Take the lines from the top down to and including the one with "svg.selectAll('*').remove();" and repeat them exactly. Omit images.

- _Source material_:
========================================

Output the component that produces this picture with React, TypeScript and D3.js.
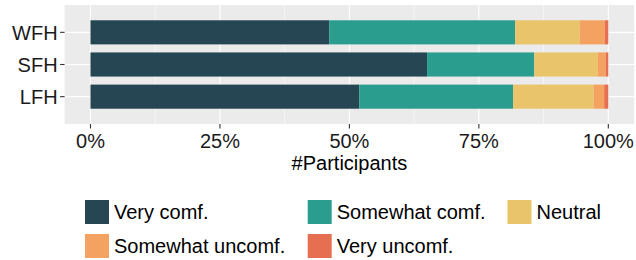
import React, { useEffect, useRef } from 'react';
import * as d3 from 'd3';

// comfort levels per setting, in percent of participants
const categories = ['WFH', 'SFH', 'LFH'];
const levels = ['Very comf.', 'Somewhat comf.', 'Neutral', 'Somewhat uncomf.', 'Very uncomf.'];
const veryComf = [46.1, 65.0, 51.9];
const somewhatComf = [35.9, 20.7, 29.7];
const neutral = [12.5, 12.3, 15.6];
const somewhatUncomf = [4.8, 1.5, 2.0];
const veryUncomf = [0.7, 0.5, 0.8];
const xTicks = [0, 0.25, 0.5, 0.75, 1];
const xMinor = [0.125, 0.375, 0.625, 0.875];

const colors = ['#264653', '#2a9d8f', '#e9c46a', '#f4a261', '#e76f51'];

const FONT = '"Liberation Sans", Arial, Helvetica, sans-serif';

export default function App() {
  const ref = useRef<SVGSVGElement>(null);

  useEffect(() => {
    const width = 636;
    const height = 260;
    const panel = { left: 64.6, right: 634.2, top: 5, bottom: 124 };

    const svg = d3.select(ref.current);
    svg.selectAll('*').remove();

    const rows = categories.map((c, i) => ({
      cat: c,
      [levels[0]]: veryComf[i],
      [levels[1]]: somewhatComf[i],
      [levels[2]]: neutral[i],
      [levels[3]]: somewhatUncomf[i],
      [levels[4]]: veryUncomf[i],
    }));

    const series = d3.stack<any>()
      .keys(levels)
      .offset(d3.stackOffsetExpand)(rows);

    const pw = panel.right - panel.left;
    const x = d3.scaleLinear()
      .domain([0, 1])
      .range([panel.left + pw * 0.05 / 1.1, panel.right - pw * 0.05 / 1.1]);

    const y = d3.scaleBand()
      .domain(categories)
      .range([panel.top, panel.bottom])
      .paddingOuter(0.6 - 0.125)
      .paddingInner(0.25);

    const color = d3.scaleOrdinal<string>().domain(levels).range(colors);

    // panel background
    svg.append('rect')
      .attr('x', panel.left)
      .attr('y', panel.top)
      .attr('width', pw)
      .attr('height', panel.bottom - panel.top)
      .attr('fill', '#ebebeb');

    const grid = svg.append('g');
    grid.selectAll('.minor')
      .data(xMinor)
      .enter()
      .append('line')
      .attr('x1', (d) => x(d))
      .attr('x2', (d) => x(d))
      .attr('y1', panel.top)
      .attr('y2', panel.bottom)
      .attr('stroke', '#fff')
      .attr('stroke-width', 0.55);

    grid.selectAll('.major')
      .data(xTicks)
      .enter()
      .append('line')
      .attr('x1', (d) => x(d))
      .attr('x2', (d) => x(d))
      .attr('y1', panel.top)
      .attr('y2', panel.bottom)
      .attr('stroke', '#fff')
      .attr('stroke-width', 1.1);

    grid.selectAll('.hmajor')
      .data(categories)
      .enter()
      .append('line')
      .attr('x1', panel.left)
      .attr('x2', panel.right)
      .attr('y1', (d) => y(d)! + y.bandwidth() / 2)
      .attr('y2', (d) => y(d)! + y.bandwidth() / 2)
      .attr('stroke', '#fff')
      .attr('stroke-width', 1.1);

    // stacked bars
    svg.append('g')
      .selectAll('g')
      .data(series)
      .enter()
      .append('g')
      .attr('fill', (s) => color(s.key))
      .selectAll('rect')
      .data((s) => s)
      .enter()
      .append('rect')
      .attr('x', (d) => x(d[0]))
      .attr('width', (d) => x(d[1]) - x(d[0]))
      .attr('y', (d) => y(d.data.cat)!)
      .attr('height', y.bandwidth());

    // y axis
    const yAxis = svg.append('g');
    categories.forEach((c) => {
      const cy = y(c)! + y.bandwidth() / 2;
      yAxis.append('line')
        .attr('x1', panel.left - 4.5)
        .attr('x2', panel.left)
        .attr('y1', cy)
        .attr('y2', cy)
        .attr('stroke', '#333')
        .attr('stroke-width', 1.1);
      yAxis.append('text')
        .attr('x', panel.left - 7)
        .attr('y', cy + 7.2)
        .attr('text-anchor', 'end')
        .attr('font-family', FONT)
        .attr('font-size', 20)
        .attr('fill', '#1a1a1a')
        .text(c);
    });

    // x axis
    const xAxis = svg.append('g');
    xTicks.forEach((t) => {
      xAxis.append('line')
        .attr('x1', x(t))
        .attr('x2', x(t))
        .attr('y1', panel.bottom)
        .attr('y2', panel.bottom + 4.5)
        .attr('stroke', '#333')
        .attr('stroke-width', 1.1);
      xAxis.append('text')
        .attr('x', x(t))
        .attr('y', 147.5)
        .attr('text-anchor', 'middle')
        .attr('font-family', FONT)
        .attr('font-size', 20)
        .attr('fill', '#1a1a1a')
        .text(d3.format('.0%')(t));
    });

    svg.append('text')
      .attr('x', (panel.left + panel.right) / 2)
      .attr('y', 170)
      .attr('text-anchor', 'middle')
      .attr('font-family', FONT)
      .attr('font-size', 20)
      .attr('fill', '#000')
      .text('#Participants');

    // legend, 3 columns by 2 rows
    const colX = [85, 307.7, 507.5];
    const rowY = [200, 234];
    const key = 24;
    const legend = svg.append('g');
    levels.forEach((l, i) => {
      const kx = colX[i % 3];
      const ky = rowY[Math.floor(i / 3)];
      legend.append('rect')
        .attr('x', kx)
        .attr('y', ky)
        .attr('width', key)
        .attr('height', key)
        .attr('fill', color(l));
      legend.append('text')
        .attr('x', kx + key + 5)
        .attr('y', ky + key / 2 + 7.2)
        .attr('font-family', FONT)
        .attr('font-size', 20)
        .attr('fill', '#000')
        .text(l);
    });
  }, []);

  return (
    <svg
      ref={ref}
      width={636}
      height={260}
      style={{ position: 'absolute', left: 0, top: 0, background: '#fff' }}
    />
  );
}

========================================

- _Result below_:
Output the component that produces this picture with React, TypeScript and D3.js.
import React, { useEffect, useRef } from 'react';
import * as d3 from 'd3';

// comfort levels per setting, in percent of participants
const categories = ['WFH', 'SFH', 'LFH'];
const levels = ['Very comf.', 'Somewhat comf.', 'Neutral', 'Somewhat uncomf.', 'Very uncomf.'];
const veryComf = [46.1, 65.0, 51.9];
const somewhatComf = [35.9, 20.7, 29.7];
const neutral = [12.5, 12.3, 15.6];
const somewhatUncomf = [4.8, 1.5, 2.0];
const veryUncomf = [0.7, 0.5, 0.8];
const xTicks = [0, 0.25, 0.5, 0.75, 1];
const xMinor = [0.125, 0.375, 0.625, 0.875];

const colors = ['#264653', '#2a9d8f', '#e9c46a', '#f4a261', '#e76f51'];

const FONT = '"Liberation Sans", Arial, Helvetica, sans-serif';

export default function App() {
  const ref = useRef<SVGSVGElement>(null);

  useEffect(() => {
    const width = 636;
    const height = 260;
    const panel = { left: 64.6, right: 634.2, top: 5, bottom: 124 };

    const svg = d3.select(ref.current);
    svg.selectAll('*').remove();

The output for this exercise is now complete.